Soy lectora voraz de las novelas de Auster desde que, hace muchos años, devoré su Trilogía de Nueva York. Con sus libros me pasa algo parecido a con el cine de Woody Allen: unos me gustan más que otros, pero todos me interesan, no me decepcionan nunca y siempre me dejan con ganas de más.

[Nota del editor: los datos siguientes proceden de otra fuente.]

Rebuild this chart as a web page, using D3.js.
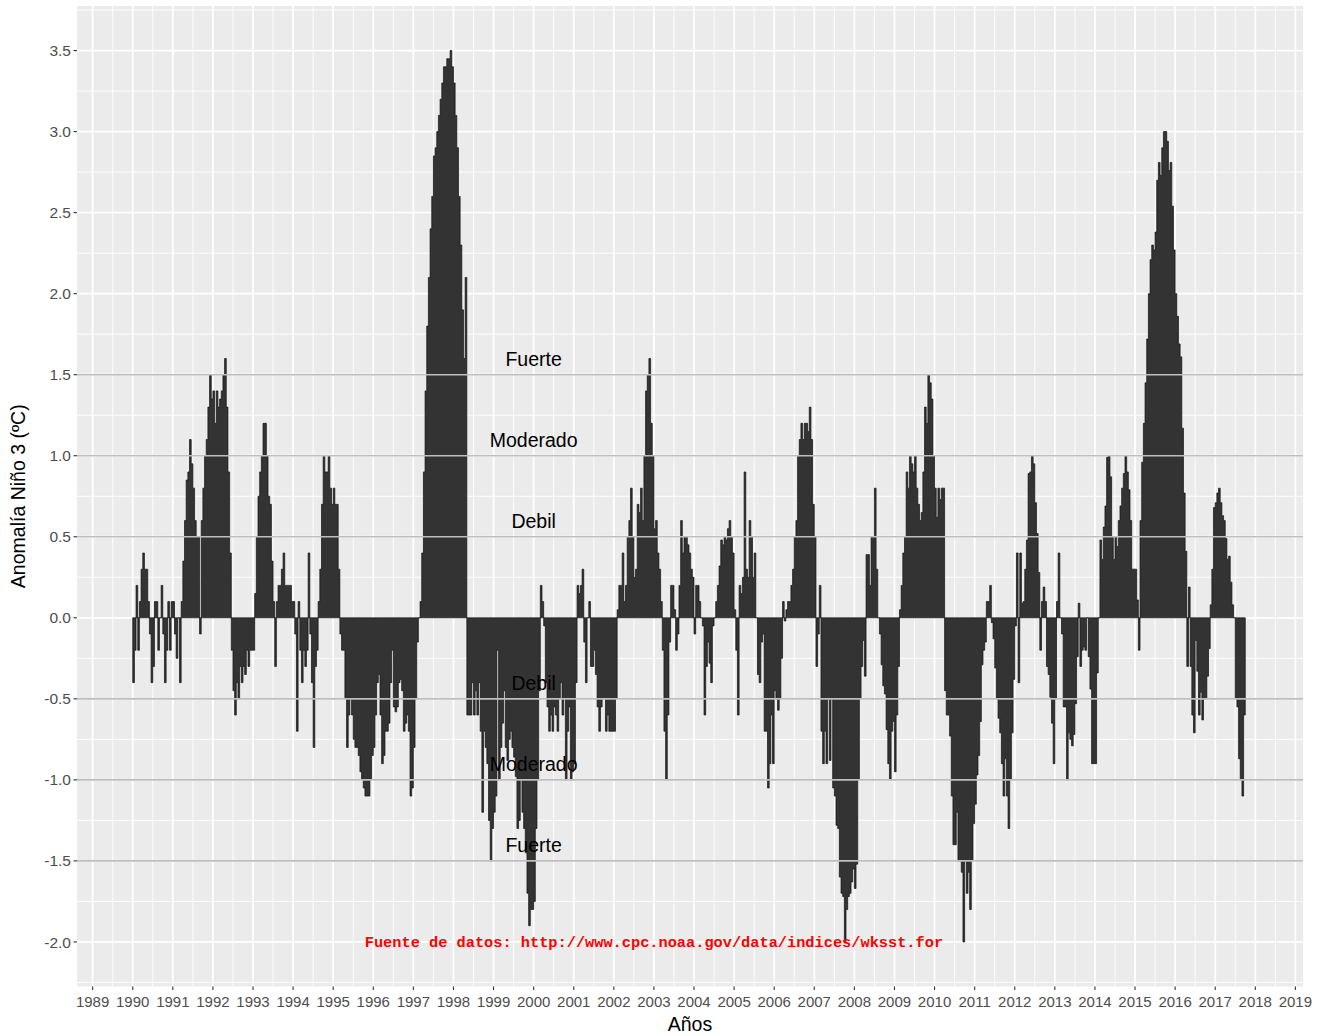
<!DOCTYPE html>
<html>
<head>
<meta charset="utf-8">
<script src="https://cdn.jsdelivr.net/npm/d3@7"></script>
<style>
  html, body { margin: 0; padding: 0; background: #ffffff; }
  svg { display: block; }
</style>
</head>
<body>
<svg id="chart" width="1322" height="1036"></svg>
<script>
// Niño 3 weekly SST anomaly, resampled to half-month steps (24 per year), starting Jan 1990.
const startYear = 1990;
const stepsPerYear = 24;

const nino3_1990s = [
  // 1990
  -0.4,-0.2,0.2,-0.2,0.1,0.3,0.4,0.3,0.3,0.1,-0.1,-0.4,-0.3,0.1,0.1,-0.2,0.0,0.2,-0.1,-0.4,-0.2,0.1,-0.2,0.1,
  // 1991
  0.1,-0.1,-0.25,0.0,-0.4,0.1,0.35,0.6,0.85,0.9,1.1,0.95,0.8,0.6,0.5,0.5,-0.1,0.6,0.8,1.0,1.1,1.3,1.5,1.35,
  // 1992
  1.4,1.2,1.4,1.3,1.35,1.4,1.5,1.6,1.3,0.9,0.4,-0.2,-0.45,-0.6,-0.4,-0.5,-0.3,-0.4,-0.3,-0.35,-0.2,-0.3,-0.2,-0.2,
  // 1993
  -0.2,0.15,0.5,0.75,0.9,1.0,1.2,1.2,1.0,0.75,0.7,0.35,0.1,-0.3,0.1,0.2,0.2,0.3,0.4,0.2,0.2,0.2,0.2,0.1,
  // 1994
  0.1,-0.1,-0.7,0.1,-0.2,-0.4,-0.2,-0.3,-0.2,0.4,-0.1,-0.4,-0.8,-0.3,-0.2,0.1,0.3,0.7,1.0,0.9,0.9,1.0,0.8,0.7,
  // 1995
  0.8,0.7,0.7,0.3,-0.1,-0.2,-0.2,-0.5,-0.8,-0.6,-0.5,-0.6,-0.75,-0.8,-0.8,-0.85,-0.95,-1.0,-1.05,-1.1,-1.1,-1.1,-1.0,-0.85,
  // 1996
  -0.8,-0.6,-0.4,-0.35,-0.6,-0.9,-0.85,-0.7,-0.7,-0.65,-0.4,-0.2,-0.55,-0.58,-0.55,-0.4,-0.38,-0.45,-0.7,-0.65,-0.6,-0.7,-1.1,-1.05,
  // 1997
  -0.8,-0.5,-0.15,0.0,0.1,0.4,0.9,1.4,1.8,2.1,2.4,2.6,2.85,2.9,3.0,3.1,3.2,3.3,3.4,3.4,3.45,3.45,3.5,3.4,
  // 1998
  3.3,3.1,2.9,2.6,2.3,1.9,1.6,2.1,-0.6,-0.6,-0.6,-0.4,-0.6,-0.45,-0.6,-0.4,-0.7,-1.2,-0.7,-0.8,-0.9,-1.25,-1.5,-1.3,
  // 1999
  -1.2,-1.1,-0.2,-1.0,-0.8,-0.65,-0.45,-0.8,-0.88,-0.75,-0.7,-0.8,-0.86,-0.98,-1.3,-1.25,-1.0,-1.2,-1.3,-1.45,-1.7,-1.9,-1.8,-1.8
];

const nino3_2000s = [
  // 2000
  -1.75,-1.3,-1.0,-0.45,0.2,0.1,-0.05,-0.4,-0.55,-0.7,-0.6,-0.7,-0.55,-0.6,-0.7,-0.5,-0.4,-0.6,-0.5,-1.0,-0.7,-0.55,-1.0,-0.95,
  // 2001
  -0.9,-0.4,0.2,0.15,0.2,0.3,-0.15,-0.4,0.0,0.1,-0.3,-0.3,-0.2,-0.35,-0.55,-0.7,-0.55,-0.5,-0.5,-0.7,-0.6,-0.7,-0.7,-0.7,
  // 2002
  -0.7,-0.5,0.05,0.2,0.2,0.4,0.1,0.2,0.5,0.6,0.8,0.5,0.25,0.3,0.7,0.65,0.8,0.6,1.0,1.4,1.5,1.6,1.2,1.0,
  // 2003
  0.55,0.6,0.4,0.3,0.1,-0.2,-0.7,-1.0,-0.6,-0.15,0.2,0.2,0.05,-0.2,-0.1,0.2,0.6,0.4,0.5,0.5,0.45,0.4,0.3,0.25,
  // 2004
  -0.1,0.2,0.2,0.1,0.0,-0.05,-0.6,-0.3,-0.15,-0.28,-0.4,-0.05,0.0,0.1,0.2,0.32,0.48,0.45,0.5,0.48,0.55,0.6,0.5,0.4,
  // 2005
  0.05,-0.2,-0.6,0.2,0.15,0.25,0.9,0.3,0.25,0.6,0.5,0.25,0.4,0.0,-0.35,-0.4,-0.15,-0.1,-0.7,-0.7,-1.05,-0.9,-0.6,-0.9,
  // 2006
  -0.45,-0.5,-0.57,-0.5,-0.25,0.1,-0.02,0.05,0.1,0.1,0.2,0.3,0.5,0.6,1.0,1.1,1.2,1.1,1.2,1.2,1.15,1.3,1.1,0.7,
  // 2007
  0.5,-0.3,-0.1,0.2,-0.7,-0.9,-0.7,-0.9,-0.5,-0.88,-0.5,-1.05,-1.1,-1.28,-1.3,-1.6,-1.7,-1.72,-2.0,-1.8,-1.72,-1.7,-1.63,-1.55,
  // 2008
  -1.67,-1.52,-1.0,-0.5,-0.3,-0.14,-0.36,0.39,0.39,0.2,0.5,0.5,0.8,0.3,0.0,-0.1,-0.29,-0.42,-0.47,-0.69,-0.9,-1.0,-0.7,-0.64,
  // 2009
  -0.95,-0.6,-0.3,0.05,0.2,0.4,0.5,0.9,0.8,1.0,0.95,0.9,1.0,0.8,0.7,0.6,0.65,0.9,1.3,1.2,1.5,1.45,1.35,1.0
];

const nino3_2010s = [
  // 2010
  0.8,0.62,0.8,0.73,0.8,0.8,-0.45,-0.6,-0.6,-0.73,-1.1,-1.4,-1.4,-1.2,-1.5,-1.5,-1.57,-2.0,-1.5,-1.7,-1.57,-1.8,-1.5,-1.27,
  // 2011
  -1.15,-0.97,-0.85,-0.64,-0.29,-0.2,-0.15,0.1,0.1,0.2,-0.03,-0.13,-0.31,-0.5,-0.62,-0.71,-0.9,-1.1,-0.87,-1.1,-1.3,-1.0,-0.71,-0.38,
  // 2012
  -0.05,0.4,-0.4,0.4,0.09,0.1,0.3,0.48,0.89,0.9,1.0,0.95,0.71,0.52,0.28,-0.2,0.1,0.19,0.1,-0.3,-0.35,-0.49,-0.65,-0.9,
  // 2013
  -0.5,0.1,0.4,0.0,-0.1,-0.55,-0.55,-1.0,-0.71,-0.75,-0.79,-0.72,-0.53,-0.24,0.09,-0.3,-0.2,-0.18,-0.2,0.0,-0.24,-0.44,-0.9,-0.9,
  // 2014
  -0.9,-0.34,0.0,0.48,0.36,0.56,0.69,0.99,1.0,0.87,0.5,0.36,0.5,0.44,0.6,0.69,0.8,0.89,1.0,0.9,0.79,0.6,0.3,0.3,
  // 2015
  0.3,0.11,-0.2,0.6,0.96,1.2,1.45,1.72,2.0,2.21,2.3,2.27,2.38,2.7,2.81,2.73,2.9,3.0,3.0,2.94,2.76,2.81,2.54,2.27,
  // 2016
  2.0,1.86,1.69,1.61,1.17,0.77,0.41,-0.3,0.19,-0.3,-0.6,-0.71,-0.14,-0.33,-0.6,-0.46,-0.63,-0.5,-0.5,-0.36,-0.19,0.08,0.3,0.68,
  // 2017 (to October)
  0.71,0.77,0.8,0.71,0.63,0.6,0.49,0.36,0.38,0.22,0.08,0.0,-0.5,-0.55,-0.87,-1.0,-1.1,-0.6
];

// Intensity thresholds and their labels
const thresholds = [-1.5, -1.0, -0.5, 0.5, 1.0, 1.5];
const levelNames = ["Fuerte", "Moderado", "Debil", "Debil", "Moderado", "Fuerte"];
const levelLabelY = [1.6, 1.1, 0.6, -0.4, -0.9, -1.4];
const levelLabelX = 2000;

// Axis ticks
const xTicks = d3.range(1989, 2020);
const yTicks = [-2.0, -1.5, -1.0, -0.5, 0.0, 0.5, 1.0, 1.5, 2.0, 2.5, 3.0, 3.5];

const sourceText = "Fuente de datos: http://www.cpc.noaa.gov/data/indices/wksst.for";
const sourceX = 2003, sourceY = -2.0;

// ---- build series ----
const values = nino3_1990s.concat(nino3_2000s, nino3_2010s);
const series = values.map((v, i) => ({ t: startYear + i / stepsPerYear, v }));
const tEnd = startYear + values.length / stepsPerYear;
series.push({ t: tEnd, v: values[values.length - 1] });

// ---- layout ----
const svg = d3.select("#chart");
const panel = { left: 77, right: 1303, top: 6, bottom: 986.5 };

const x = d3.scaleLinear().domain([1988.61, 2019.19]).range([panel.left, panel.right]);
const y = d3.scaleLinear().domain([-2.275, 3.775]).range([panel.bottom, panel.top]);

svg.append("rect")
  .attr("x", panel.left).attr("y", panel.top)
  .attr("width", panel.right - panel.left).attr("height", panel.bottom - panel.top)
  .attr("fill", "#EBEBEB");

const grid = svg.append("g");
const xMinor = d3.range(1989.5, 2019, 1);
const yMinor = d3.range(-2.25, 3.8, 0.5);

grid.selectAll(".xminor").data(xMinor).join("line")
  .attr("x1", d => x(d)).attr("x2", d => x(d))
  .attr("y1", panel.top).attr("y2", panel.bottom)
  .attr("stroke", "#ffffff").attr("stroke-width", 0.9);
grid.selectAll(".yminor").data(yMinor).join("line")
  .attr("x1", panel.left).attr("x2", panel.right)
  .attr("y1", d => y(d)).attr("y2", d => y(d))
  .attr("stroke", "#ffffff").attr("stroke-width", 0.9);
grid.selectAll(".xmajor").data(xTicks).join("line")
  .attr("x1", d => x(d)).attr("x2", d => x(d))
  .attr("y1", panel.top).attr("y2", panel.bottom)
  .attr("stroke", "#ffffff").attr("stroke-width", 1.8);
grid.selectAll(".ymajor").data(yTicks).join("line")
  .attr("x1", panel.left).attr("x2", panel.right)
  .attr("y1", d => y(d)).attr("y2", d => y(d))
  .attr("stroke", "#ffffff").attr("stroke-width", 1.8);

// ---- anomaly bars (stepped columns from zero) ----
const area = d3.area()
  .curve(d3.curveStepAfter)
  .x(d => x(d.t))
  .y0(y(0))
  .y1(d => y(d.v));

svg.append("path")
  .datum(series)
  .attr("d", area)
  .attr("fill", "#333333")
  .attr("stroke", "#111111")
  .attr("stroke-width", 0.7)
  .attr("stroke-linejoin", "miter");

// ---- threshold lines ----
svg.append("g").selectAll("line").data(thresholds).join("line")
  .attr("x1", panel.left).attr("x2", panel.right)
  .attr("y1", d => y(d)).attr("y2", d => y(d))
  .attr("stroke", "#BEBEBE").attr("stroke-width", 1.6);

// ---- level labels ----
svg.append("g").selectAll("text").data(levelNames).join("text")
  .attr("x", x(levelLabelX))
  .attr("y", (d, i) => y(levelLabelY[i]))
  .attr("dy", "0.36em")
  .attr("text-anchor", "middle")
  .attr("font-family", "'Liberation Sans', Arial, sans-serif")
  .attr("font-size", 19.5)
  .attr("fill", "#000000")
  .text(d => d);

// ---- source note ----
svg.append("text")
  .attr("x", x(sourceX)).attr("y", y(sourceY))
  .attr("dy", "0.33em")
  .attr("text-anchor", "middle")
  .attr("font-family", "'Liberation Mono', 'Courier New', monospace")
  .attr("font-weight", "bold")
  .attr("font-size", 15.3)
  .attr("fill", "#FF0000")
  .text(sourceText);

// ---- axes ----
const xAxis = svg.append("g");
xAxis.selectAll("line").data(xTicks).join("line")
  .attr("x1", d => x(d)).attr("x2", d => x(d))
  .attr("y1", panel.bottom).attr("y2", panel.bottom + 3.5)
  .attr("stroke", "#333333").attr("stroke-width", 1.1);
xAxis.selectAll("text").data(xTicks).join("text")
  .attr("x", d => x(d)).attr("y", panel.bottom + 20)
  .attr("text-anchor", "middle")
  .attr("font-family", "'Liberation Sans', Arial, sans-serif")
  .attr("font-size", 15)
  .attr("fill", "#4D4D4D")
  .text(d => d);

const yAxis = svg.append("g");
yAxis.selectAll("line").data(yTicks).join("line")
  .attr("x1", panel.left - 3.5).attr("x2", panel.left)
  .attr("y1", d => y(d)).attr("y2", d => y(d))
  .attr("stroke", "#333333").attr("stroke-width", 1.1);
yAxis.selectAll("text").data(yTicks).join("text")
  .attr("x", panel.left - 6).attr("y", d => y(d))
  .attr("dy", "0.36em")
  .attr("text-anchor", "end")
  .attr("font-family", "'Liberation Sans', Arial, sans-serif")
  .attr("font-size", 15.5)
  .attr("fill", "#4D4D4D")
  .text(d => d.toFixed(1));

// ---- axis titles ----
svg.append("text")
  .attr("x", (panel.left + panel.right) / 2).attr("y", 1031)
  .attr("text-anchor", "middle")
  .attr("font-family", "'Liberation Sans', Arial, sans-serif")
  .attr("font-size", 19.5)
  .attr("fill", "#000000")
  .text("Años");

svg.append("text")
  .attr("transform", `translate(25,${(panel.top + panel.bottom) / 2}) rotate(-90)`)
  .attr("text-anchor", "middle")
  .attr("font-family", "'Liberation Sans', Arial, sans-serif")
  .attr("font-size", 19.5)
  .attr("fill", "#000000")
  .text("Anomalía Niño 3 (ºC)");
</script>
</body>
</html>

He leído con muchísimo placer este diario que Auster aborda consciente de que está a punto de entrar en la llamada tercera edad, unos apuntes desordenados para los que se pliega a los caprichosos dictados de sus recuerdos y, a veces con vertiginosos saltos en el tiempo, nos habla de todas sus edades, las casas dónde vivió,  las heridas de su cuerpo y su alma, sus matrimonios, sus amores, sus hijos, su familia, sus primeros pasos en la literatura y los oficios que tuvo que desempeñar para salir adelante. Nos habla de los malos y los buenos tiempos, y lo hace con esa prosa brillante y nítida que le caracteriza. El Diario de Invierno es una joya para los amantes de Auster porque le encontramos en estado puro y espiamos su intimidad, algo irresistible para lectores mitómanos como yo. Pero creo que es igualmente disfrutable para el lector no avisado, porque en última instancia habla de las alegrías y las penas de un hombre igual a cualquier otro. Un hombre que mira hacia el pasado, se reconoce, y sigue hacia el futuro. Así termina la novela:

"Tus pies descalzos en el suelo frío cuando te levantas de la cama y vas a la ventana. Tienes sesenta y cuatro años. Afuera, la atmósfera es gris, casi blanca, no se ve el sol. Te preguntas: ¿Cuántas mañanas quedan?
Se ha cerrado una puerta. Otra se ha abierto.
Has entrado en el invierno de tu vida."